(Rows from a dataset of charts and code)
+ + +
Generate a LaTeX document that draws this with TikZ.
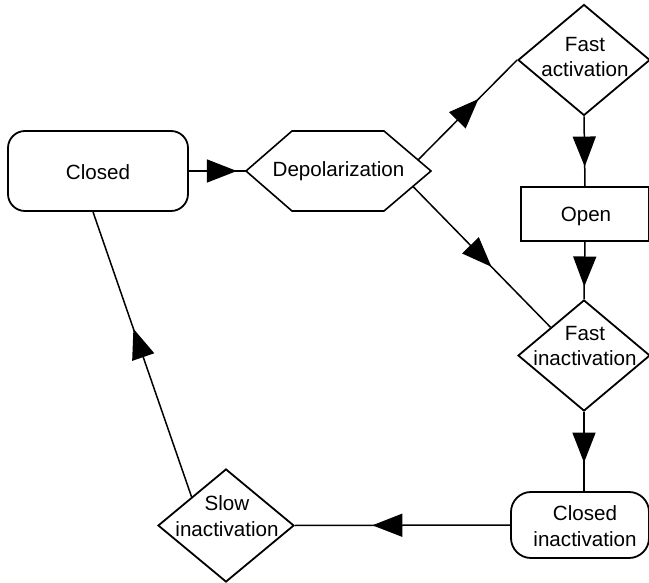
\documentclass[tikz,border=0pt]{standalone}
\usepackage{fontspec}
\setmainfont{Liberation Sans}
\usetikzlibrary{arrows.meta,shapes.geometric,decorations.markings,calc}
\begin{document}
\begin{tikzpicture}[x=1pt,y=-1pt,
  shp/.style={draw=black,line width=1.8pt,fill=white,inner sep=0pt},
  roundbox/.style={shp,rectangle,rounded corners=17pt},
  plainbox/.style={shp,rectangle},
  diam/.style={shp,diamond,minimum width=132pt,minimum height=111pt},
  txt/.style={align=center,inner sep=0pt,font=\fontsize{20.6}{25.5}\selectfont},
  conn/.style={line width=1.5pt,postaction={decorate},
    decoration={markings,mark=at position #1 with {\arrow{Triangle[length=30pt,width=23pt]}}}}
]
\useasboundingbox (0,0) rectangle (649,583);

% nodes
\node[roundbox,minimum width=180pt,minimum height=80pt] (closed) at (98,171) {};
\node[txt] (closedt) at (98,172) {Closed};

\node[txt] (depol) at (338.5,171) {Depolarization};
\draw[line width=1.6pt] (depol.center) ++(-92.5,0) -- ++(46,-40) -- ++(92,0) -- ++(47,40) -- ++(-47,40) -- ++(-92,0) -- cycle;
\coordinate (dW) at (246,171);
\coordinate (d1) at (418,160);
\coordinate (d2) at (413,186.5);

\node[diam] (fastact) at (584,60) {};
\node[txt] (fastactt) at (585,57) {Fast\\activation};

\node[plainbox,minimum width=128pt,minimum height=54pt] (open) at (585,214) {};
\node[txt] (opent) at (586,216) {Open};

\node[diam] (fastinact) at (584,355.5) {};
\node[txt] (fastinactt) at (585,346) {Fast\\inactivation};

\node[roundbox,rounded corners=20pt,minimum width=138pt,minimum height=66pt] (closedinact) at (580,525) {};
\node[txt] (closedinactt) at (585,526) {Closed\\inactivation};

\node[diam,minimum width=136pt,minimum height=113pt] (slow) at (226,525.5) {};
\node[txt] (slowt) at (227,516) {Slow\\inactivation};

\coordinate (cb) at ($(closed.south)+(-5,0)$);
\coordinate (cia) at (fastinact.south |- closedinact.north);

% connectors
\draw[conn=0.84] (closed.east) -- (dW);
\draw[conn=0.61] (d1) -- (fastact.west);
\draw[conn=0.72] (fastact.south) -- (open.north);
\draw[conn=0.78] (open.south) -- (fastinact.north);
\draw[conn=0.57] (d2) -- (fastinact.north west);
\draw[conn=0.64] (fastinact.south) -- (cia);
\draw[conn=0.64] (closedinact.west) -- (slow.east);
\draw[conn=0.59] (slow.north west) -- (cb);
\end{tikzpicture}
\end{document}
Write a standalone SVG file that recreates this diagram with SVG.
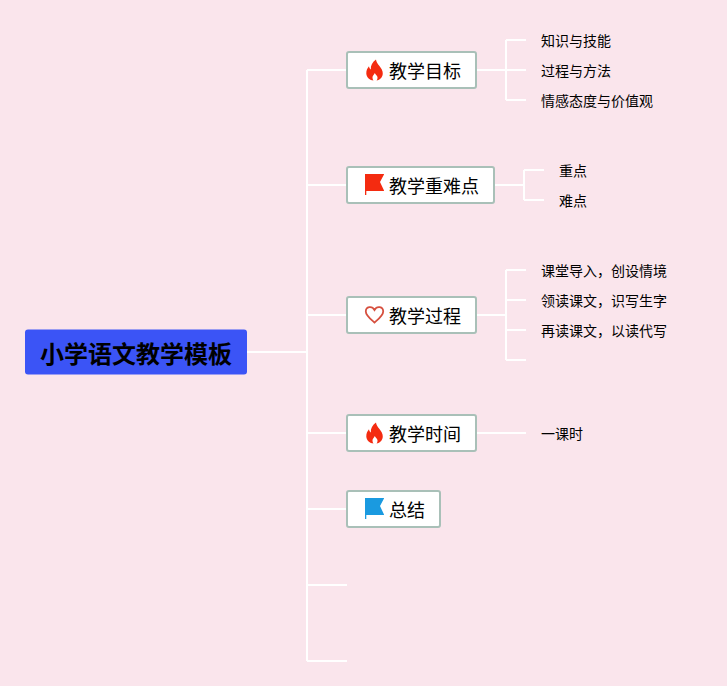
<svg xmlns="http://www.w3.org/2000/svg" width="727" height="686" viewBox="0 0 727 686">
<defs>
<style>
text{font-family:"Noto Sans CJK SC","Noto Sans",sans-serif;fill:#000}
.c{fill:none;stroke:#fff;stroke-width:2}
.b{fill:#fff;stroke:#a9c0b8;stroke-width:2}
.t{font-size:18px}
.s{font-size:14px}
</style>
<path id="fire" d="M10.500 0C11 4 14.500 6.500 16.300 10C17.800 13 17.500 16 16 18C14.500 20 12.500 21 11 21C12 20 12 18.800 12 17.800C12 16 10 15.500 9.300 13.500C8.500 15.500 7 16 7 17.800C7 18.800 7.200 20 8 21C4.500 21 1 18 0.800 14C0.700 11 2 8.500 3.500 6.800C3.800 8.500 4.400 9.500 5.300 10C5 6 7 2.500 10.500 0Z" fill="#f42b10"/>
<path id="flag" d="M0 0H19V0.500L15 8L19 16.500V17H1.300V21H0Z"/>
</defs>
<rect width="727" height="686" fill="#fae5ec"/>
<g id="connectors" class="c">
<path class="c" d="M247 352H307M307 70V661M307 70H347M307 185H347M307 315H347M307 433H347M307 509H347M307 585H347M307 661H347"/>
<path class="c" d="M477 70H526M506 40V100M506 40H526M506 100H526"/>
<path class="c" d="M495 185H524M524 170V200M524 170H544M524 200H544"/>
<path class="c" d="M477 315H506M506 270V360M506 270H526M506 300H526M506 330H526M506 360H526"/>
<path class="c" d="M477 433H526"/>
</g>
<g id="root"><rect x="25" y="329.500" width="222" height="45" rx="3" fill="#3b54f6"/><text x="136" y="362.500" font-size="24" font-weight="700" text-anchor="middle">小学语文教学模板</text></g>
<g id="n1"><rect class="b" x="347" y="52" width="129" height="36" rx="2"/><use href="#fire" x="365.500" y="59.500"/><text class="t" x="389" y="78">教学目标</text></g>
<g id="n2"><rect class="b" x="347" y="167" width="147" height="36" rx="2"/><use href="#flag" x="365" y="174" fill="#f42b10"/><text class="t" x="389" y="193">教学重难点</text></g>
<g id="n3"><rect class="b" x="347" y="297" width="129" height="36" rx="2"/><path d="M374.500 322.500C370 318.500 365.800 315.500 365.800 311.500C365.800 306.500 372 305.500 374.500 310C377 305.500 383.200 306.500 383.200 311.500C383.200 315.500 379 318.500 374.500 322.500Z" fill="none" stroke="#d6503f" stroke-width="1.800"/><text class="t" x="389" y="323">教学过程</text></g>
<g id="n4"><rect class="b" x="347" y="415" width="129" height="36" rx="2"/><use href="#fire" x="365.500" y="422.500"/><text class="t" x="389" y="441">教学时间</text></g>
<g id="n5"><rect class="b" x="347" y="491" width="93" height="36" rx="2"/><use href="#flag" x="365" y="498" fill="#1a9ae0"/><text class="t" x="389" y="517">总结</text></g>
<g id="l1"><text class="s" x="541" y="46">知识与技能</text></g>
<g id="l2"><text class="s" x="541" y="76">过程与方法</text></g>
<g id="l3"><text class="s" x="541" y="106">情感态度与价值观</text></g>
<g id="l4"><text class="s" x="559" y="176">重点</text></g>
<g id="l5"><text class="s" x="559" y="206">难点</text></g>
<g id="l6"><text class="s" x="541" y="276">课堂导入，创设情境</text></g>
<g id="l7"><text class="s" x="541" y="306">领读课文，识写生字</text></g>
<g id="l8"><text class="s" x="541" y="336">再读课文，以读代写</text></g>
<g id="l9"><text class="s" x="541" y="439">一课时</text></g>
</svg>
+ + +
▸ **Your objective**
Will you restate every entry word for word and omit the images?

▸ **Answer to the problem**
Generate a LaTeX document that draws this with TikZ.
\documentclass[tikz,border=0pt]{standalone}
\usepackage{fontspec}
\setmainfont{Liberation Sans}
\usetikzlibrary{arrows.meta,shapes.geometric,decorations.markings,calc}
\begin{document}
\begin{tikzpicture}[x=1pt,y=-1pt,
  shp/.style={draw=black,line width=1.8pt,fill=white,inner sep=0pt},
  roundbox/.style={shp,rectangle,rounded corners=17pt},
  plainbox/.style={shp,rectangle},
  diam/.style={shp,diamond,minimum width=132pt,minimum height=111pt},
  txt/.style={align=center,inner sep=0pt,font=\fontsize{20.6}{25.5}\selectfont},
  conn/.style={line width=1.5pt,postaction={decorate},
    decoration={markings,mark=at position #1 with {\arrow{Triangle[length=30pt,width=23pt]}}}}
]
\useasboundingbox (0,0) rectangle (649,583);

% nodes
\node[roundbox,minimum width=180pt,minimum height=80pt] (closed) at (98,171) {};
\node[txt] (closedt) at (98,172) {Closed};

\node[txt] (depol) at (338.5,171) {Depolarization};
\draw[line width=1.6pt] (depol.center) ++(-92.5,0) -- ++(46,-40) -- ++(92,0) -- ++(47,40) -- ++(-47,40) -- ++(-92,0) -- cycle;
\coordinate (dW) at (246,171);
\coordinate (d1) at (418,160);
\coordinate (d2) at (413,186.5);

\node[diam] (fastact) at (584,60) {};
\node[txt] (fastactt) at (585,57) {Fast\\activation};

\node[plainbox,minimum width=128pt,minimum height=54pt] (open) at (585,214) {};
\node[txt] (opent) at (586,216) {Open};

\node[diam] (fastinact) at (584,355.5) {};
\node[txt] (fastinactt) at (585,346) {Fast\\inactivation};

\node[roundbox,rounded corners=20pt,minimum width=138pt,minimum height=66pt] (closedinact) at (580,525) {};
\node[txt] (closedinactt) at (585,526) {Closed\\inactivation};

\node[diam,minimum width=136pt,minimum height=113pt] (slow) at (226,525.5) {};
\node[txt] (slowt) at (227,516) {Slow\\inactivation};

\coordinate (cb) at ($(closed.south)+(-5,0)$);
\coordinate (cia) at (fastinact.south |- closedinact.north);

% connectors
\draw[conn=0.84] (closed.east) -- (dW);
\draw[conn=0.61] (d1) -- (fastact.west);
\draw[conn=0.72] (fastact.south) -- (open.north);
\draw[conn=0.78] (open.south) -- (fastinact.north);
\draw[conn=0.57] (d2) -- (fastinact.north west);
\draw[conn=0.64] (fastinact.south) -- (cia);
\draw[conn=0.64] (closedinact.west) -- (slow.east);
\draw[conn=0.59] (slow.north west) -- (cb);
\end{tikzpicture}
\end{document}
Write a standalone SVG file that recreates this diagram with SVG.
<svg xmlns="http://www.w3.org/2000/svg" width="727" height="686" viewBox="0 0 727 686">
<defs>
<style>
text{font-family:"Noto Sans CJK SC","Noto Sans",sans-serif;fill:#000}
.c{fill:none;stroke:#fff;stroke-width:2}
.b{fill:#fff;stroke:#a9c0b8;stroke-width:2}
.t{font-size:18px}
.s{font-size:14px}
</style>
<path id="fire" d="M10.500 0C11 4 14.500 6.500 16.300 10C17.800 13 17.500 16 16 18C14.500 20 12.500 21 11 21C12 20 12 18.800 12 17.800C12 16 10 15.500 9.300 13.500C8.500 15.500 7 16 7 17.800C7 18.800 7.200 20 8 21C4.500 21 1 18 0.800 14C0.700 11 2 8.500 3.500 6.800C3.800 8.500 4.400 9.500 5.300 10C5 6 7 2.500 10.500 0Z" fill="#f42b10"/>
<path id="flag" d="M0 0H19V0.500L15 8L19 16.500V17H1.300V21H0Z"/>
</defs>
<rect width="727" height="686" fill="#fae5ec"/>
<g id="connectors" class="c">
<path class="c" d="M247 352H307M307 70V661M307 70H347M307 185H347M307 315H347M307 433H347M307 509H347M307 585H347M307 661H347"/>
<path class="c" d="M477 70H526M506 40V100M506 40H526M506 100H526"/>
<path class="c" d="M495 185H524M524 170V200M524 170H544M524 200H544"/>
<path class="c" d="M477 315H506M506 270V360M506 270H526M506 300H526M506 330H526M506 360H526"/>
<path class="c" d="M477 433H526"/>
</g>
<g id="root"><rect x="25" y="329.500" width="222" height="45" rx="3" fill="#3b54f6"/><text x="136" y="362.500" font-size="24" font-weight="700" text-anchor="middle">小学语文教学模板</text></g>
<g id="n1"><rect class="b" x="347" y="52" width="129" height="36" rx="2"/><use href="#fire" x="365.500" y="59.500"/><text class="t" x="389" y="78">教学目标</text></g>
<g id="n2"><rect class="b" x="347" y="167" width="147" height="36" rx="2"/><use href="#flag" x="365" y="174" fill="#f42b10"/><text class="t" x="389" y="193">教学重难点</text></g>
<g id="n3"><rect class="b" x="347" y="297" width="129" height="36" rx="2"/><path d="M374.500 322.500C370 318.500 365.800 315.500 365.800 311.500C365.800 306.500 372 305.500 374.500 310C377 305.500 383.200 306.500 383.200 311.500C383.200 315.500 379 318.500 374.500 322.500Z" fill="none" stroke="#d6503f" stroke-width="1.800"/><text class="t" x="389" y="323">教学过程</text></g>
<g id="n4"><rect class="b" x="347" y="415" width="129" height="36" rx="2"/><use href="#fire" x="365.500" y="422.500"/><text class="t" x="389" y="441">教学时间</text></g>
<g id="n5"><rect class="b" x="347" y="491" width="93" height="36" rx="2"/><use href="#flag" x="365" y="498" fill="#1a9ae0"/><text class="t" x="389" y="517">总结</text></g>
<g id="l1"><text class="s" x="541" y="46">知识与技能</text></g>
<g id="l2"><text class="s" x="541" y="76">过程与方法</text></g>
<g id="l3"><text class="s" x="541" y="106">情感态度与价值观</text></g>
<g id="l4"><text class="s" x="559" y="176">重点</text></g>
<g id="l5"><text class="s" x="559" y="206">难点</text></g>
<g id="l6"><text class="s" x="541" y="276">课堂导入，创设情境</text></g>
<g id="l7"><text class="s" x="541" y="306">领读课文，识写生字</text></g>
<g id="l8"><text class="s" x="541" y="336">再读课文，以读代写</text></g>
<g id="l9"><text class="s" x="541" y="439">一课时</text></g>
</svg>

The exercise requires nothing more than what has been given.